|Publication number||US4427124 A|
|Application number||US 05/804,592|
|Publication date||Jan 24, 1984|
|Filing date||Jun 8, 1977|
|Priority date||Jul 12, 1976|
|Publication number||05804592, 804592, US 4427124 A, US 4427124A, US-A-4427124, US4427124 A, US4427124A|
|Inventors||Francis G. Marshall, Edward F. Klimeck|
|Original Assignee||Eyelet Specialty Co., Inc.|
|Export Citation||BiBTeX, EndNote, RefMan|
|Referenced by (31), Classifications (9)|
|External Links: USPTO, USPTO Assignment, Espacenet|
This application is a continuation-in-part of our copending application Ser. No. 704,690, filed July 12, 1976, now U.S. Pat.

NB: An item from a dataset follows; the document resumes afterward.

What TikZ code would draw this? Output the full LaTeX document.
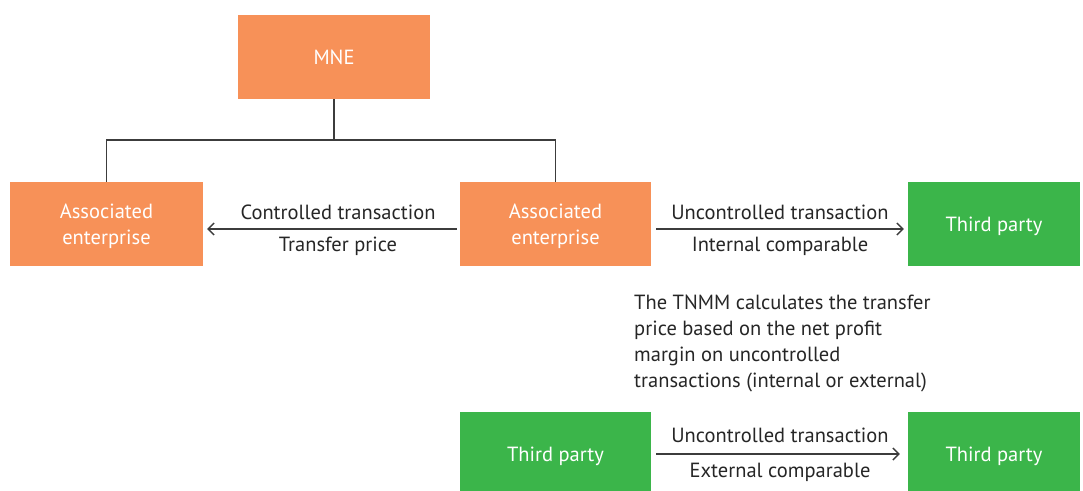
\documentclass[tikz,border=0pt]{standalone}
\usepackage{fontspec}
\setmainfont{PT Sans}
\usetikzlibrary{arrows.meta}
\definecolor{boxorange}{RGB}{247,145,88}
\definecolor{boxgreen}{RGB}{59,181,74}
\definecolor{linegray}{RGB}{60,60,60}
\begin{document}
\begin{tikzpicture}[x=1pt,y=-1pt,
  every node/.style={font=\fontsize{20.5}{26}\selectfont},
  orangebox/.style={fill=boxorange,text=white,minimum width=192pt,minimum height=84pt,inner sep=0pt,align=center,text depth=0pt},
  greenbox/.style={fill=boxgreen,text=white,minimum width=172pt,minimum height=84pt,inner sep=0pt,align=center,text depth=0pt},
  link/.style={draw=linegray,line width=1.4pt},
  flow/.style={draw=linegray,line width=1.4pt,-{Straight Barb[length=6pt,width=12pt,line width=1.4pt]}},
  lbl/.style={text=black!85,inner sep=0pt}]
\useasboundingbox (0,0) rectangle (1083,490);
\clip (0,0) rectangle (1083,490);

% enterprises and third parties
\node[orangebox] (mne) at (334,57) {MNE};
\node[orangebox,minimum width=193pt] (ael) at (106.5,224) {Associated\\enterprise};
\node[orangebox,minimum width=191pt] (aem) at (555.5,224) {Associated\\enterprise};
\node[greenbox] (tpr) at (994,224) {Third party};
\node[orangebox,fill=boxgreen,minimum width=191pt] (tpbl) at (555.5,454) {Third party};
\node[greenbox] (tpbr) at (994,454) {Third party};

% ownership tree
\coordinate (join) at (334,140);
\draw[link] (mne.south) -- (join);
\draw[link] (ael.north) |- (join) -| (aem.north);

% transactions
\draw[flow] ([xshift=-3pt,yshift=-5pt]aem.west) -- ([xshift=4pt,yshift=-5pt]ael.east);
\node[lbl] (ct) at (338,212) {Controlled transaction};
\node[lbl] (tp) at (338,246) {Transfer price};

\draw[flow] ([xshift=5pt,yshift=-5pt]aem.east) -- ([xshift=-4pt,yshift=-5pt]tpr.west);
\node[lbl] (ut1) at (780,212) {Uncontrolled transaction};
\node[lbl] (ic) at (780,246) {Internal comparable};

\draw[flow] ([xshift=5pt]tpbl.east) -- ([xshift=-8pt]tpbr.west);
\node[lbl] (ut2) at (780,435) {Uncontrolled transaction};
\node[lbl] (ec) at (780,472) {External comparable};

% note
\node[lbl,anchor=north west,align=left,font=\fontsize{20.5}{26}\selectfont] (note) at (634,295)
  {The TNMM calculates the transfer\\price based on the net profit\\margin on uncontrolled\\transactions (internal or external)};
\end{tikzpicture}
\end{document}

No. 4,069,942.
This invention relates to a container for pills or other materials which are considered hazardous, particularly to children, and more particularly to such containers having child-safety features.
It is an object of the invention to provide an improved container of the character indicated.
Another object is to provide improved child-safety mechanism for such a container.
A further object is to meet the above objects with essentially a two-piece construction, namely, a container-body member and a closure member having removable threaded engagement and incorporating child-safety mechanism to retain the secured relation of the threaded engagement.
A specific object is to achieve the above objects with a construction which avoids outwardly projecting tabs or other tamper-inviting formations.
Another specific object is to achieve the above objects with a construction lending itself to formation in the course of making a blow-molded plastic container.
A general object is to meet the above objects with structure of inherent simplicity, low fabrication cost, of fool-proof operation.
Other objects and various further features of novelty and invention will be pointed out or will occur to those skilled in the art from a reading of the following specification in conjunction with the accompanying drawings. In said drawings, which show, for illustrative purposes only, preferred forms of the invention;
FIG. 1 is a perspective view of a closed and secured child-resistant container of the invention;
FIG. 2 is a view similar to FIG. 1, with the closure cap removed, and with a portion broken-away to reveal internal construction;
FIG. 3 is a plan view of the parts of FIG. 2;
FIGS. 4 and 5 are sectional views, respectively taken at 4--4 and 5--5 in FIG. 3;
FIG. 6 is a fragmentary plan view of a part of FIG. 3;
FIG. 7 is an enlarged fragmentary sectional view of part of the closure cap of FIG. 1, the section being taken in a radially extending plane which includes the axis of the cap;
FIG. 8 is another enlarged fragmentary sectional view, taken at the plane 8--8 of FIG. 7;
FIG. 9 is a fragmentary plan view similar to FIG. 3, but to show a modification;
FIG. 10 is an exploded view in perspective, to show a modification, involving application of the invention to a blow-molded plastic container; and
FIGS. 11, 12 and 13 are enlarged sectional views, taken at the plane 11--11 of FIG. 10, FIG. 11 being strictly applicable to the embodiment of FIG. 10, and FIGS. 12 and 13 showing further modifications.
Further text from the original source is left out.